"In case you are viewing this in a text-only browser,
the site lists minimum system requirements as "Internet Explorer
7.0 or above, Firefox 2.0 or avoce, or Safari 2.0 or above" along
with "Javascript and Cookies enabled", "Adobe Flash Player 9.0.115
or above", *ahem* "Microsoft Windows XP SP2 or later or Macintosh
OS X", and "1 GB" of RAM. The, there's a bulled that states "At
this time Linux is not supported."
"Apparently, in 2010, the CBC can't serve up content to Linux
users. In the Web 2.0+ world of universal access and wide open
content delivery, the CBC can't produce content viewable on
browsers used by millions of people (Firefox, Google Chrome, etc)
under Linux. Flash, whatever you may think of the format, is well
supported on Linux, certainly well enough to allow we Linux users
to view the gazillion YouTube videos uploaded each day.
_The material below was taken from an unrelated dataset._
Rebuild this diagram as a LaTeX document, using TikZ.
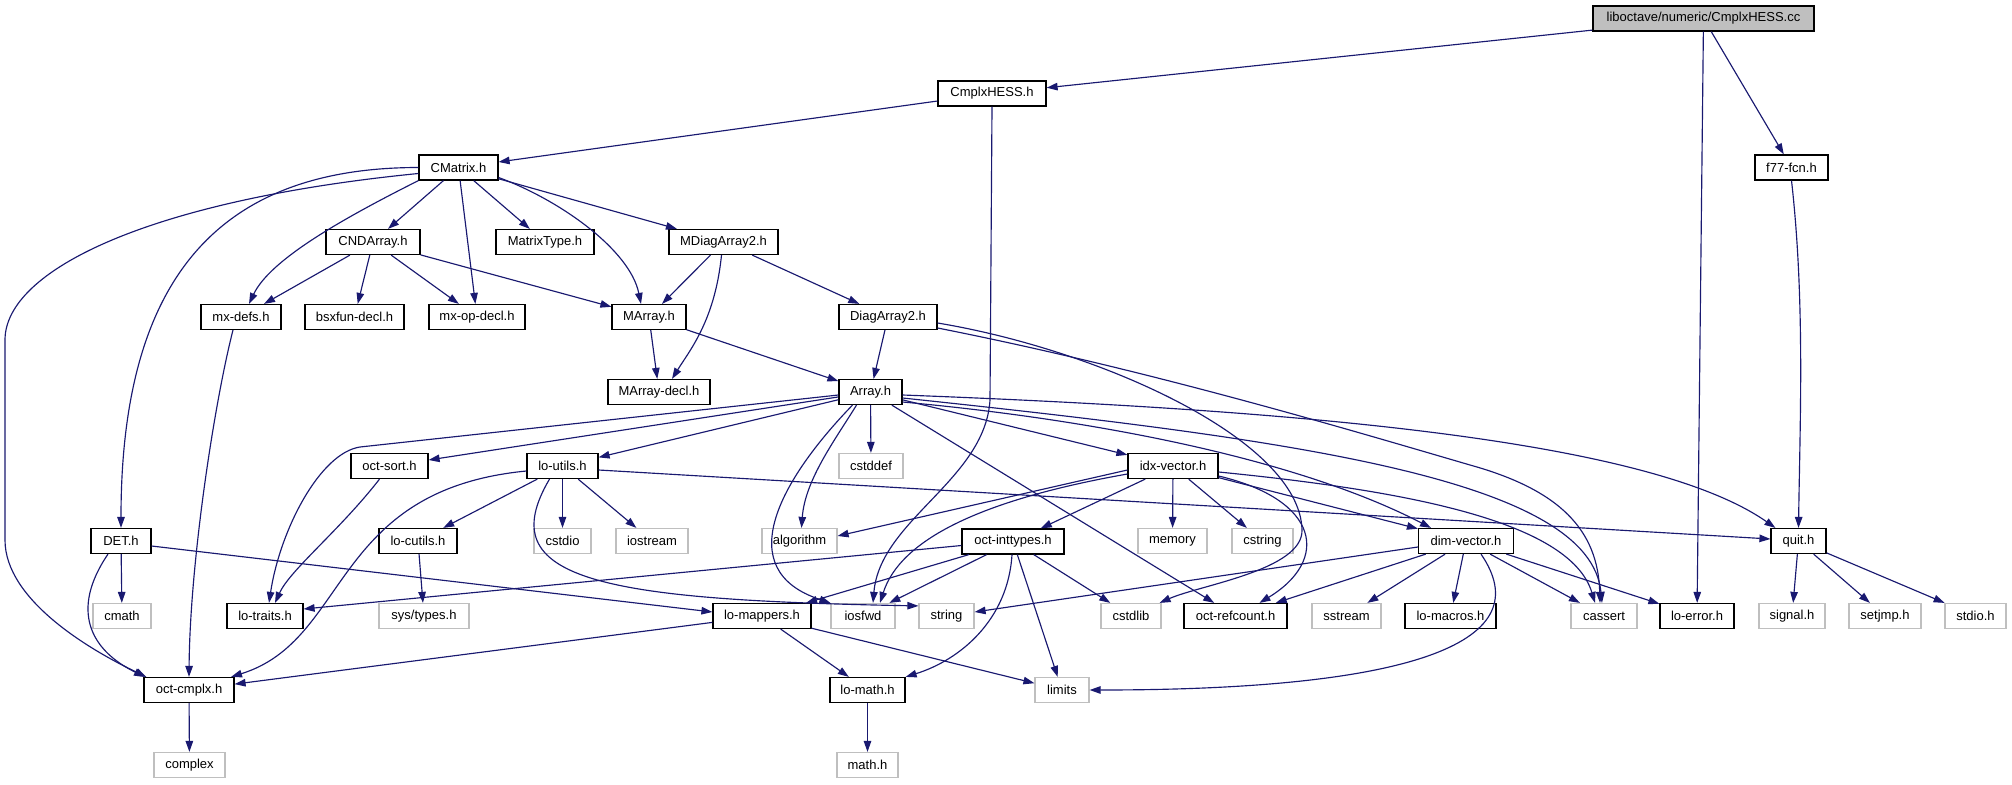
\documentclass[tikz,border=0pt]{standalone}
\usepackage{fontspec}
\setmainfont{Liberation Sans}
\usetikzlibrary{arrows.meta}
\definecolor{edgeblue}{HTML}{191970}
\definecolor{greyseventyfive}{HTML}{BFBFBF}
\begin{document}
\begin{tikzpicture}[x=1pt,y=1pt,
  box/.style={draw=black, line width=1.2pt, fill=white, minimum height=25pt,
    inner xsep=3pt, inner ysep=0pt, font=\fontsize{13}{14}\selectfont, text=black},
  sysbox/.style={box, draw=greyseventyfive},
  rootbox/.style={box, fill=greyseventyfive},
  bw/.style={minimum width=#1pt},
  e/.style={draw=edgeblue, line width=1.15pt, -{Triangle[length=11pt,width=7.5pt]}}]
\useasboundingbox (0,0) rectangle (2012,-784);
% nodes
\node[rootbox,bw=221] (root) at (1703.5,-18.5) {liboctave/numeric/CmplxHESS.cc};
\node[box,bw=108] (CmplxHESSh) at (992,-93.5) {CmplxHESS.h};
\node[box,bw=73] (f77fcn) at (1791.5,-167.5) {f77-fcn.h};
\node[box,bw=79] (CMatrix) at (458.5,-167.5) {CMatrix.h};
\node[box,bw=94] (CNDArray) at (373,-242) {CNDArray.h};
\node[box,bw=98] (MatrixType) at (545,-242) {MatrixType.h};
\node[box,bw=109] (MDiagArray2) at (723.5,-242) {MDiagArray2.h};
\node[box,bw=80] (mxdefs) at (241,-317) {mx-defs.h};
\node[box,bw=99] (bsxfun) at (354.5,-317) {bsxfun-decl.h};
\node[box,bw=96] (mxopdecl) at (477,-317) {mx-op-decl.h};
\node[box,bw=74] (MArray) at (649,-317) {MArray.h};
\node[box,bw=98] (DiagArray2) at (888,-317) {DiagArray2.h};
\node[box,bw=102] (MArraydecl) at (659,-392) {MArray-decl.h};
\node[box,bw=63] (Array) at (870.5,-392) {Array.h};
\node[box,bw=77] (octsort) at (389.5,-466) {oct-sort.h};
\node[box,bw=71] (loutils) at (562.5,-466) {lo-utils.h};
\node[sysbox,bw=64] (cstddef) at (871,-466) {cstddef};
\node[box,bw=90] (idxvector) at (1173,-466) {idx-vector.h};
\node[box,bw=60] (DET) at (121,-541) {DET.h};
\node[box,bw=78] (locutils) at (418,-541) {lo-cutils.h};
\node[sysbox,bw=57] (cstdio) at (562.5,-541) {cstdio};
\node[sysbox,bw=72] (iostream) at (652,-541) {iostream};
\node[sysbox,bw=75] (algorithm) at (799.5,-541) {algorithm};
\node[box,bw=102] (octinttypes) at (1013,-541.5) {oct-inttypes.h};
\node[sysbox,bw=69] (memory) at (1172.5,-541) {memory};
\node[sysbox,bw=61] (cstring) at (1262.5,-541) {cstring};
\node[box,bw=95] (dimvector) at (1466,-541) {dim-vector.h};
\node[box,bw=55] (quit) at (1798.5,-541) {quit.h};
\node[sysbox,bw=58] (cmath) at (122,-616) {cmath};
\node[box,bw=76] (lotraits) at (265,-616) {lo-traits.h};
\node[sysbox,bw=90] (systypes) at (424,-616) {sys/types.h};
\node[box,bw=98] (lomappers) at (762,-616) {lo-mappers.h};
\node[sysbox,bw=64] (iosfwd) at (863,-616) {iosfwd};
\node[sysbox,bw=55] (string) at (946.5,-616) {string};
\node[sysbox,bw=60] (cstdlib) at (1131,-616) {cstdlib};
\node[box,bw=103] (octrefcount) at (1235.5,-616) {oct-refcount.h};
\node[sysbox,bw=69] (sstream) at (1346.5,-616) {sstream};
\node[box,bw=91] (lomacros) at (1450.5,-616) {lo-macros.h};
\node[sysbox,bw=66] (cassert) at (1604,-616) {cassert};
\node[box,bw=74] (loerror) at (1697,-616) {lo-error.h};
\node[sysbox,bw=66] (signal) at (1792,-616) {signal.h};
\node[sysbox,bw=72] (setjmp) at (1885,-616) {setjmp.h};
\node[sysbox,bw=61] (stdio) at (1975.5,-616) {stdio.h};
\node[box,bw=90] (octcmplx) at (189,-690) {oct-cmplx.h};
\node[box,bw=75] (lomath) at (867.5,-690) {lo-math.h};
\node[sysbox,bw=54] (limits) at (1062,-690) {limits};
\node[sysbox,bw=71] (complex) at (189.5,-765) {complex};
\node[sysbox,bw=61] (mathh) at (867.5,-765) {math.h};
% edges
\draw[e] (root) -- (CmplxHESSh);
\draw[e] (root) -- (loerror);
\draw[e] (root) -- (f77fcn);
\draw[e] (CmplxHESSh) -- (CMatrix);
\draw[e] (CmplxHESSh.south) -- (990,-400) .. controls (985,-480) and (880,-520) .. ([xshift=10pt]iosfwd.north);
\draw[e] (f77fcn.south) .. controls (1805,-300) and (1800,-420) .. (quit.north);
\draw[e] (CMatrix) -- (CNDArray);
\draw[e] (CMatrix) -- (MatrixType);
\draw[e] (CMatrix) -- (MDiagArray2);
\draw[e] (CMatrix) -- (mxopdecl);
\draw[e] (CMatrix.south west) .. controls (340,-220) and (270,-260) .. ([xshift=8pt]mxdefs.north);
\draw[e] ([yshift=-10pt]CMatrix.east) .. controls (560,-200) and (630,-250) .. ([xshift=-8pt]MArray.north);
\draw[e] (CMatrix.west) .. controls (219,-167.5) and (121,-278) .. (DET.north);
\draw[e] ([yshift=-6pt]CMatrix.west) .. controls (150,-200) and (5,-270) .. (5,-340) -- (5,-540) .. controls (5,-600) and (90,-650) .. ([xshift=3pt]octcmplx.north west);
\draw[e] (CNDArray) -- (mxdefs);
\draw[e] (CNDArray) -- (bsxfun);
\draw[e] (CNDArray) -- (mxopdecl);
\draw[e] (CNDArray) -- (MArray);
\draw[e] (MDiagArray2) -- (MArray);
\draw[e] ([xshift=-2pt]MDiagArray2.south) .. controls (715,-320) and (690,-350) .. ([xshift=13pt]MArraydecl.north);
\draw[e] (MDiagArray2) -- (DiagArray2);
\draw[e] ([xshift=-8pt]mxdefs.south) .. controls (215,-400) and (190,-560) .. (octcmplx.north);
\draw[e] (MArray) -- (MArraydecl);
\draw[e] (MArray) -- (Array);
\draw[e] (DiagArray2) -- (Array);
\draw[e] ([yshift=-6pt]DiagArray2.east) .. controls (1100,-350) and (1300,-440) .. (1302,-530) .. controls (1303,-570) and (1200,-585) .. ([xshift=-2pt]cstdlib.north east);
\draw[e] ([yshift=-11pt]DiagArray2.east) .. controls (1150,-370) and (1350,-430) .. (1470,-465) .. controls (1560,-490) and (1598,-530) .. ([xshift=-4pt]cassert.north);
% Array.h
\draw[e] ([yshift=-3pt]Array.west) -- (360,-447) .. controls (320,-453) and (280,-530) .. ([xshift=4pt]lotraits.north);
\draw[e] (Array) -- (octsort);
\draw[e] (Array) -- (loutils);
\draw[e] (Array) -- (cstddef);
\draw[e] ([xshift=-14pt]Array.south) .. controls (835,-440) and (805,-480) .. ([xshift=2pt]algorithm.north);
\draw[e] ([xshift=-18pt]Array.south) .. controls (780,-480) and (730,-570) .. (iosfwd.north west);
\draw[e] (Array) -- (octrefcount);
\draw[e] (Array) -- (idxvector);
\draw[e] ([yshift=-10pt]Array.east) .. controls (1100,-420) and (1300,-460) .. ([xshift=-35pt]dimvector.north);
\draw[e] ([yshift=-6pt]Array.east) .. controls (1300,-440) and (1590,-480) .. ([xshift=-2pt]cassert.north);
\draw[e] ([yshift=-3pt]Array.east) .. controls (1300,-410) and (1650,-440) .. ([xshift=5pt]quit.north west);
% oct-sort, lo-utils
\draw[e] ([xshift=-10pt]octsort.south) .. controls (340,-530) and (290,-570) .. ([xshift=10pt]lotraits.north);
\draw[e] ([yshift=-5pt]loutils.west) .. controls (330,-490) and (350,-640) .. ([xshift=42pt]octcmplx.north);
\draw[e] (loutils) -- (locutils);
\draw[e] (loutils) -- (cstdio);
\draw[e] (loutils) -- (iostream);
\draw[e] ([xshift=-13pt]loutils.south) .. controls (490,-580) and (600,-600) .. ([yshift=-3pt]string.north west);
\draw[e] ([yshift=-4pt]loutils.east) -- ([yshift=2pt]quit.west);
\draw[e] (locutils) -- (systypes);
% DET
\draw[e] (DET) -- (cmath);
\draw[e] ([xshift=-13pt]DET.south) .. controls (70,-610) and (90,-650) .. ([xshift=-44pt]octcmplx.north);
\draw[e] ([yshift=-5pt]DET.east) -- ([yshift=4pt]lomappers.west);
% idx-vector
\draw[e] ([yshift=-4pt]idxvector.west) -- ([yshift=5pt]algorithm.east);
\draw[e] ([yshift=-8pt]idxvector.west) .. controls (980,-500) and (900,-540) .. ([xshift=17pt]iosfwd.north);
\draw[e] (idxvector) -- (octinttypes);
\draw[e] (idxvector) -- (memory);
\draw[e] (idxvector) -- (cstring);
\draw[e] (idxvector) -- (dimvector);
\draw[e] ([yshift=-10pt]idxvector.east) .. controls (1320,-500) and (1330,-560) .. ([xshift=24pt]octrefcount.north);
\draw[e] ([yshift=-6pt]idxvector.east) .. controls (1400,-490) and (1570,-520) .. ([xshift=-9pt]cassert.north);
% oct-inttypes
\draw[e] ([yshift=-4pt]octinttypes.west) -- ([yshift=7pt]lotraits.east);
\draw[e] (octinttypes) -- (lomappers);
\draw[e] (octinttypes) -- (iosfwd);
\draw[e] (octinttypes) -- (cstdlib);
\draw[e] (octinttypes) -- (limits);
\draw[e] ([xshift=-1pt]octinttypes.south) .. controls (1008,-620) and (960,-660) .. (lomath.north east);
% dim-vector
\draw[e] ([yshift=-6pt]dimvector.west) -- ([yshift=4pt]string.east);
\draw[e] (dimvector) -- (octrefcount);
\draw[e] (dimvector) -- (sstream);
\draw[e] (dimvector) -- (lomacros);
\draw[e] (dimvector) -- (cassert);
\draw[e] (dimvector) -- (loerror);
\draw[e] ([xshift=15pt]dimvector.south) .. controls (1540,-640) and (1420,-690) .. (limits.east);
% lo-mappers etc.
\draw[e] (lomappers) -- (octcmplx);
\draw[e] (lomappers) -- (lomath);
\draw[e] (lomappers) -- (limits);
\draw[e] (lomath) -- (mathh);
\draw[e] (octcmplx) -- (complex);
\draw[e] (quit) -- (signal);
\draw[e] (quit) -- (setjmp);
\draw[e] (quit) -- (stdio);
\end{tikzpicture}
\end{document}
But the
CBC, or perhaps just the people they hire, don't know that in 2010,
it is possible to deliver audio, video, and text content to pretty
much any graphical browser in the known universe. Obviously, those
people are still using reference texts from 1998 and just now
learning about CSS. HTML3 is still just a glimmer in their eye and
ActiveX seems like a pretty cool idea."